03 · Optimization & Training
Level: Intermediate
Pre-reading: 00.02 · Core Concepts
Training Deep Networks: Practical Strategies
Training deep networks requires careful attention to hyperparameters and techniques:
Learning Rate Scheduling
Instead of using constant learning rate, decay it over time:
| Strategy | How It Works |
|---|---|
| Step decay | Divide by 2 every N epochs |
| Exponential decay | Multiply by 0.9 each epoch |
| Cosine annealing | Follow cosine curve from high to low |
| Warm-up | Start low, increase to max, then decay |
Benefits: - Allows larger initial steps (faster progress) - Smaller final steps (fine-grained convergence) - Often improves final model quality
Batch Size Effects
Batch size affects both training and generalization:
- Small batches: Noisier gradients, often better generalization, slower per-epoch
- Large batches: Smoother gradients, sometimes worse generalization, faster per-epoch
Sweet spot: 32–256 for most problems.
Weight Initialization
How you initialize weights matters:
| Method | Formula | When to Use |
|---|---|---|
| Xavier/Glorot | Uniform in [-√(6/(n+m)), +√(6/(n+m))] | Dense layers with tanh |
| He | Normal with std = √(2/n) | Dense layers with ReLU |
| Zero | All weights = 0 | Only for bias |
| Random normal | N(0, 0.01) | Careful — can be too small |
Poor initialization can cause training to stall or fail.
Interview Q&A
What happens if learning rate is too high?

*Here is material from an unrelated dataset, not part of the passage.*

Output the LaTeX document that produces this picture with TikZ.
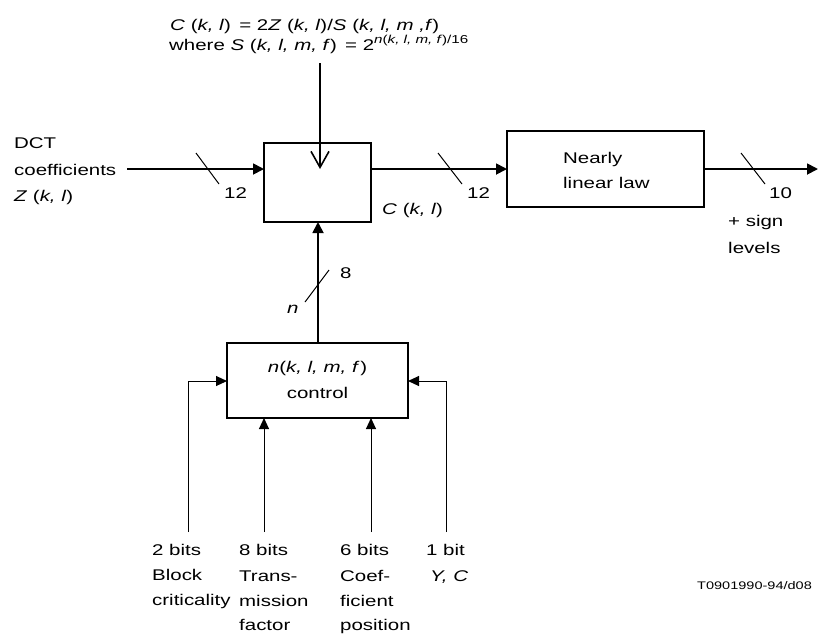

Loss oscillates or increases. Weights diverge instead of converging. Reduce learning rate.
What's the effect of large batch size?
Smoother gradient estimates, faster training (more samples per second), but sometimes worse generalization and may need smaller learning rate.
Should I warm up the learning rate?
Yes, for most modern training. Start at 0, linearly increase to target, then decay. Prevents instability in early training.